KOMPAS.com - Kampung adat Cireundeu terletak di Kelurahan Leuwigajah, Kecamatan Cimahi Selatan, Jawa Barat.
Luas Kampung adat Cireundeu kurang lebih 42 hektare yang terdiri dari 60 hektare untuk pertanian dan empat hetare untuk pemukiman.
Masyarakat Kampung adat Cireundeu memegang teguh kepercayaan Sunda Wiwitan atau Sunda asli hingga saat ini. Kepercayaan ini mengajarkan untuk selalu melestarikan budaya dan adat istiadat.
Adat-istiadat yang lestari ini menjadi daya tarik wisata. Banyak pengunjung datang ke kampung ini dengan tujuan wisata, penelitian, maupun keperluan lainnya.
Cireunde berasal dari nama pohon reundeu, hal ini terjadi karena sebelumnya kampung ini banyak sekali pohon reundeu, atau pohon untuk obat herbal.
Masyarakat kampung adat Cireundeu memiliki prinsip Ngindung Ka Waktu, Mibapa Ka Jaman, artinya Ngindung Ka Waktu adalah sebagai warga kampung adat memiliki cara dan ciri masing-masing.
Sedangkan, Mibapa Ka Jaman artinya masyarakat Kampung Adat Cireundeu tidak melawan perubahan zaman tapi mengikutinya, seperti dengan adanya teknologi, televisi, handphone, maupun penerangan.
Baca juga: Hutan Larangan, Kampung Adat Cireundeu, dan Ancaman Pembangunan
Adat-istiadat yang diturunkan secara turun temurun menjadi daya tarik pengunjung.
Secara adat, masyarakat Kampung Adat Cireundeu memiliki konsep kampung adat yang selalu diingat sejak zaman dahulu.
Konsep yang terbagi menjadi tiga bagian ini terkait dengan penggunaan lahan. Konsep yang diwariskan secara turun-temurun ini, yaitu:
Leuweung Larangan (hutan terlarang), yaitu hutan yang tidak boleh ditebak pohonnya dengan tujuan untuk menyimpan air guna memenuhi masyarakat adat Cireundeu.
Leuweung Tutupan (hutan reboisasi), yaitu hutan yang digunakan untuk reboisasi. Masyarakat dapat menggunakan pohon dari hutan tersebut, namun mereka harus menanam kembali dengan pohon baru dalam hutan yang memiliki luas sekitar dua hingga tiga hektare.

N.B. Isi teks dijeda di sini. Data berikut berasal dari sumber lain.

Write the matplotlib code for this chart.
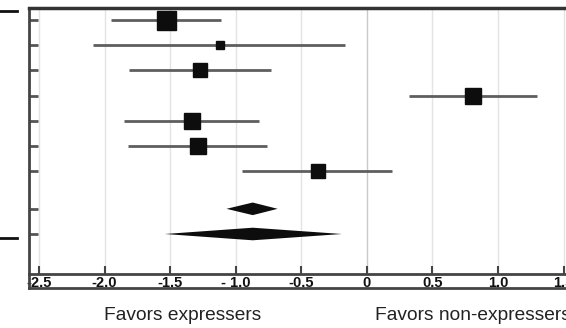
# forest plot: standardized mean differences, expressers vs non-expressers

import numpy as np
import matplotlib.pyplot as plt
from matplotlib.lines import Line2D

plt.rcParams['font.family'] = ['Liberation Sans', 'DejaVu Sans']

# individual studies
est     = [-1.53, -1.12, -1.27, 0.81, -1.33, -1.29, -0.37]
ci_low  = [-1.95, -2.09, -1.81, 0.32, -1.85, -1.82, -0.95]
ci_high = [-1.11, -0.17, -0.73, 1.30, -0.82, -0.76, 0.19]
weights = [24.2, 4.3, 13.1, 15.1, 15.1, 15.1, 13.1]   # % weight -> box area

# pooled estimates (fixed, random)
pool_est  = [-0.87, -0.87]
pool_low  = [-1.07, -1.54]
pool_high = [-0.68, -0.19]

xtick_vals   = [-2.5, -2.0, -1.5, -1.0, -0.5, 0, 0.5, 1.0, 1.5]
xtick_labels = ['-2.5', '-2.0', '-1.5', '- 1.0', '-0.5', '0', '0.5', '1.0', '1.5']


def draw():
    W, H = 566, 328
    fig = plt.figure(figsize=(W / 100, H / 100), dpi=100)

    ax = fig.add_axes([29 / W, (H - 274) / H, 1 - 29 / W, 266 / H])
    box = fig.add_axes([29 / W, (H - 288) / H, 1 - 29 / W, 14 / H])

    n = len(est)
    y_st = np.arange(n)
    y_pool = n + 0.5 + np.arange(len(pool_est))

    # grid
    for xv in xtick_vals:
        ax.axvline(xv, color='#c9c9c9' if xv == 0 else '#e4e4e4', lw=1, zorder=0)

    # study rows
    side_px = 19 * np.sqrt(np.array(weights) / max(weights))
    for i in range(n):
        ax.plot([ci_low[i], ci_high[i]], [y_st[i]] * 2, color='#5e5e5e', lw=2, zorder=2,
                solid_capstyle='butt')
        ax.plot(est[i], y_st[i], marker='s', ms=side_px[i] * 0.72, color='#0d0d0d',
                mec='#0d0d0d', zorder=3)

    # pooled diamonds
    hh = 0.25
    for j in range(len(pool_est)):
        yy = y_pool[j]
        ax.fill([pool_low[j], pool_est[j], pool_high[j], pool_est[j]],
                [yy, yy - hh, yy, yy + hh], color='#0d0d0d', lw=0, zorder=3)

    ax.set_xlim(-2.576, 1.519)
    ax.set_ylim(8.5 + 40 / 25.18, -12 / 25.18)

    ax.set_xticks(xtick_vals)
    ax.set_xticklabels(xtick_labels, fontsize=10.5, fontweight='bold', color='#111111')
    ax.tick_params(axis='x', direction='in', length=6, width=1.5, color='#444444', pad=1.5)
    ax.set_yticks(np.concatenate([y_st, y_pool]))
    ax.set_yticklabels([])
    ax.tick_params(axis='y', direction='in', length=6.5, width=2, color='#555555')

    ax.spines['right'].set_visible(False)
    ax.spines['top'].set_linewidth(2.5)
    ax.spines['top'].set_color('#333333')
    ax.spines['left'].set_linewidth(2)
    ax.spines['left'].set_color('#444444')
    ax.spines['bottom'].set_linewidth(2)
    ax.spines['bottom'].set_color('#444444')

    box.set_xticks([])
    box.set_yticks([])
    box.patch.set_alpha(0)
    for s in ['top', 'right']:
        box.spines[s].set_visible(False)
    box.spines['left'].set_linewidth(2)
    box.spines['left'].set_color('#444444')
    box.spines['bottom'].set_linewidth(2)
    box.spines['bottom'].set_color('#444444')

    # cropped rules from the left-hand table
    for yp in [11, 238]:
        fig.add_artist(Line2D([0, 17 / W], [(H - yp) / H] * 2, color='#111111', lw=2))

    fig.text(183 / W, (H - 316) / H, 'Favors expressers', ha='center', va='center',
             fontsize=13.8, color='#222222')
    fig.text(375 / W, (H - 316) / H, 'Favors non-expressers', ha='left', va='center',
             fontsize=13.8, color='#222222')

    fig.savefig('out.png', dpi=100)


if __name__ == '__main__':
    draw()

Leuweung Baladahan (hutan pertanian), hutan dapat digunakan untuk berkebun oleh masyarakat Cireundeu, biasanya ditanamani jagung, kacang tanah, singkong, ketela, dan umbi-umbian.
Makanan pokoknya singkong
Tradisi nenek moyang lainnya adalah sering berpuasa tidak mengkonsumsi beras dalam waktu tertentu.